Was er wohl zum Brexit gesagt hätte? „Newman war zweifellos sehr stolz darauf, Engländer zu sein und er lebte schließlich zu einer Zeit, in der Großbritannien allgemein großes Ansehen genoss,“ führt Joanna aus. „Jeder bewunderte die ‚Mutter aller Parlamente‘, die den Rest der Welt auf eine gewisse Weise den Wert der konstitutionellen Monarchie gelehrt hatte. Er war zweifelsohne sehr stolz auf sein Land, wenn auch nie auf eine chauvinistische Weise. Er liebte seine Heimat… Ich glaube, der Gedanke an eine internationale europaweite Bürokratie hätte ihn wohl ein bisschen nervös gemacht. Aber man muss natürlich auch sagen, dass die Welt von Königin Victorias England so ganz anders war als heute. Und nach zwei Weltkriegen kann man sich wohl nur sehr schwer in einen viktorianischen Gentleman hineinversetzen.“
Newman und Papst Benedikt
Papst Benedikt XVI. hat Newman 2010 in Birmingham seliggesprochen. Es war das erste Mal, dass er eine solche Zeremonie, die sonst Kardinäle leiten, persönlich vornahm. „Zwischen dem emeritierten Papst Benedikt und Newman besteht ein sehr enges Band. Papst Benedikt hat Newman sehr verehrt, er hat viel von ihm gelesen,“ erzählt Joanna. „Benedikt ist ja selbst ein großer Theologe und die beiden liegen einfach auf einer Linie. Beide sehen die Wahrheit und den Gebrauch der Vernunft als etwas Wesentliches. Als junger Mann hat Joseph Ratzinger ja eine wichtige Rolle beim Zweiten Vatikanische Konzil gespielt, und Newman wurde oft als Vater des Zweiten Vatikanischen Konzils bezeichnet. Es ging um die Freiheit, das zu wählen, was der Wahrheit entspricht, und das kann nicht aufgedrängt werden, es drängt sich von selbst auf. Und im Denken Newmans und auch Ratzingers nimmt das eine zentrale Stelle ein: das zu wählen, was wahr ist. Und diese Wahl kann nicht erzwungen werden kann, beispielsweise von einer Regierung. Es geht um die Wahrheit. Dieser Gedanke muss gerade am Ende des 20. Jahrhunderts mit seiner tragischen Geschichte für den jungen Theologen Joseph Ratzinger sehr aufregend gewesen sein. Und dass sich diese beiden Geister getroffen haben, ist von großer Bedeutung für die Kirche des 21. Jahrhunderts.“
Hintergrund
Der anglikanische Priester und Theologe John Henry Newman konvertierte 1845 im Alter von 44 Jahren zum Katholizismus. 1847 wurde er zum katholischen Priester geweiht, 1879 von Papst Leo XIII. zum Kardinal kreiert, obwohl er kein Bischof war. Sein Gedenktag ist der 9. Oktober.

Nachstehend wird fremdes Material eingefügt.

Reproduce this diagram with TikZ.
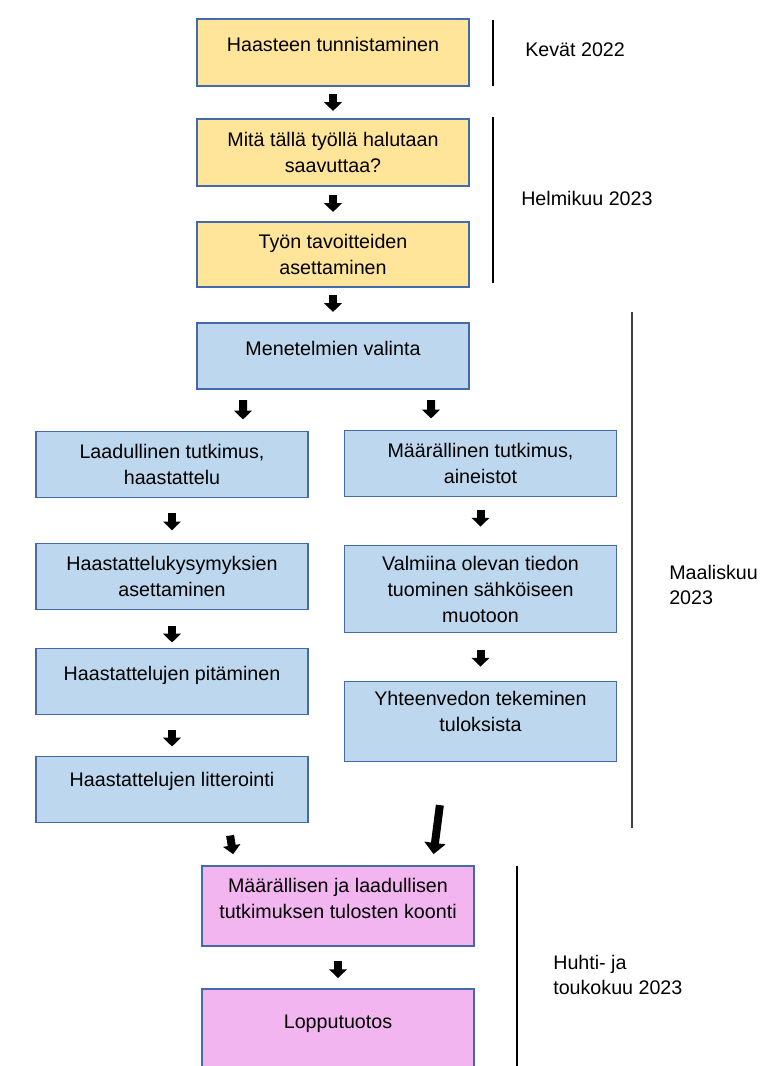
\documentclass[tikz,border=0pt]{standalone}
\usepackage{fontspec}
\setmainfont{Liberation Sans}
\usepackage{tikz}
\usetikzlibrary{arrows.meta}
\usetikzlibrary{positioning}
\definecolor{boxborder}{RGB}{68,106,170}
\definecolor{yellowfill}{RGB}{255,229,153}
\definecolor{bluefill}{RGB}{189,215,238}
\definecolor{pinkfill}{RGB}{243,181,240}
% text set a little higher than the middle of its box
\newcommand{\raised}[2]{\raisebox{#1}[\height][\depth]{\begin{tabular}{@{}c@{}}#2\end{tabular}}}

\begin{document}
\begin{tikzpicture}[font=\fontsize{14}{18.5}\selectfont]
\tikzstyle{yellow node}=[rectangle,draw=boxborder,fill=yellowfill,line width=0.9pt,outer sep=0pt,minimum width=6.8cm,minimum height=1.675cm,align=center]
\tikzstyle{blue node}=[rectangle,draw=boxborder,fill=bluefill,line width=0.9pt,outer sep=0pt,minimum width=6.8cm,minimum height=1.65cm,align=center]
\tikzstyle{pink node}=[rectangle,draw=boxborder,fill=pinkfill,line width=0.9pt,outer sep=0pt,minimum width=6.8cm,minimum height=2cm,align=center]
\tikzset{
  blk/.style = {-{Triangle[width=0.43cm,length=0.22cm]},line width=0.2cm},
  big blk/.style = {-{Triangle[width=0.52cm,length=0.28cm]},line width=0.2cm},
  sep line/.style = {draw=black,line width=0.8pt},
  time label/.style = {anchor=west,align=left,inner sep=0pt,font=\fontsize{14}{17.5}\selectfont}
}
\useasboundingbox (0,0) rectangle (19.1,-26.65);

    \node[yellow node] (b1) at (8.325,-1.3125) {\raised{0.15cm}{Haasteen tunnistaminen}};
    \node[yellow node] (b2) [below=0.825cm of b1] {Mitä tällä työllä halutaan\\saavuttaa?};
    \node[yellow node,minimum height=1.625cm] (b3) [below=0.9cm of b2] {Työn tavoitteiden\\asettaminen};
    \node[blue node] (b4) [below=0.9cm of b3] {\raised{0.15cm}{Menetelmien valinta}};
    %%%%%%%%%%%%%%%%%%%%%%%%%%%%%%%%%%%
    \node[blue node] (l1) at (4.3,-11.6125) {Laadullinen tutkimus,\\haastattelu};
    \node[blue node] (l2) [below=1.15cm of l1] {Haastattelukysymyksien\\asettaminen};
    \node[blue node] (l3) [below=0.975cm of l2] {\raised{0.16cm}{Haastattelujen pitäminen}};
    \node[blue node] (l4) [below=1.05cm of l3] {\raised{0.2cm}{Haastattelujen litterointi}};
    \node[blue node] (r1) at (12.0125,-11.5875) {Määrällinen tutkimus,\\aineistot};
    \node[blue node,minimum height=2.175cm] (r2) [below=1.225cm of r1] {Valmiina olevan tiedon\\tuominen sähköiseen\\muotoon};
    \node[blue node,minimum height=2cm] (r3) [below=1.225cm of r2] {\raised{0.2cm}{Yhteenvedon tekeminen\\tuloksista}};
    %%%%%%%%%%%%%%%%%%%%%%%%%%%%%%%%%%%
    \node[pink node] (b5) at (8.45,-22.65) {\raised{0.14cm}{Määrällisen ja laadullisen\\tutkimuksen tulosten koonti}};
    \node[pink node] (b6) [below=1.075cm of b5] {\raised{0.15cm}{Lopputuotos}};
    %%%%%%%%%%%%%%%%%%%%%%%%%%%%%%%%%%%
    \node[time label] (kevat) at (13.125,-1.25) {Kevät 2022};
    \node[time label] (helmi) at (13.025,-4.95) {Helmikuu 2023};
    \node[time label] (maalis) at (16.725,-14.625) {Maaliskuu\\2023};
    \node[time label] (huhti) at (13.825,-24.375) {Huhti- ja\\toukokuu 2023};
    %%%%%%%%%%%%%%%%%%%%%%%%%%%%%%%%%%%
    \draw[sep line] (12.325,-0.5) -- (12.325,-2.15);
    \draw[sep line] (12.325,-2.925) -- (12.325,-7.075);
    \draw[sep line,draw=black!75] (15.8,-7.8) -- (15.8,-20.7);
    \draw[sep line] (12.925,-21.65) -- (12.925,-26.8);
    %%%%%%%%%%%%%%%%%%%%%%%%%%%%%%%%%%%
    \path[blk]
        (b1) edge[shorten <=0.2cm,shorten >=0.2cm] (b2)
        (b2) edge[shorten <=0.225cm,shorten >=0.25cm] (b3)
        (b3) edge[shorten <=0.2cm,shorten >=0.275cm] (b4)
        ([xshift=-2.25cm]b4.south) edge[shorten <=0.28cm,shorten >=0.3cm] ([xshift=1.775cm]l1.north)
        ([xshift=2.45cm]b4.south) edge[shorten <=0.28cm,shorten >=0.3cm] ([xshift=-1.2375cm]r1.north)
        %%%%%%%%%%%%%%%%%
        (l1) edge[shorten <=0.375cm,shorten >=0.33cm] (l2)
        (l2) edge[shorten <=0.4cm,shorten >=0.15cm] (l3)
        (l3) edge[shorten <=0.375cm,shorten >=0.25cm] (l4)
        (r1) edge[shorten <=0.325cm,shorten >=0.47cm] (r2)
        (r2) edge[shorten <=0.425cm,shorten >=0.37cm] (r3)
        %%%%%%%%%%%%%%%%%
        ([xshift=1.4cm]l4.south) edge[shorten <=0.33cm,shorten >=0.3cm] ([xshift=-2.575cm]b5.north)
        ([xshift=-0.875cm]r3.south) edge[big blk,shorten <=1.1cm,shorten >=0.3cm] ([xshift=2.35cm]b5.north)
        (b5) edge[shorten <=0.375cm,shorten >=0.27cm] (b6)
;
\end{tikzpicture}
\end{document}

Die Londoner Buchautorin und Historikerin Joanna Bogle ist derzeit als Gastwissenschaftlerin an der St Mary's University in London tätig. In ihrem jüngsten Buch „Newman's London“, das nur in englischer Sprache erhältlich ist, begleitet sie den Leser zu den wichtigsten Lebensstationen ihres berühmten Landmanns.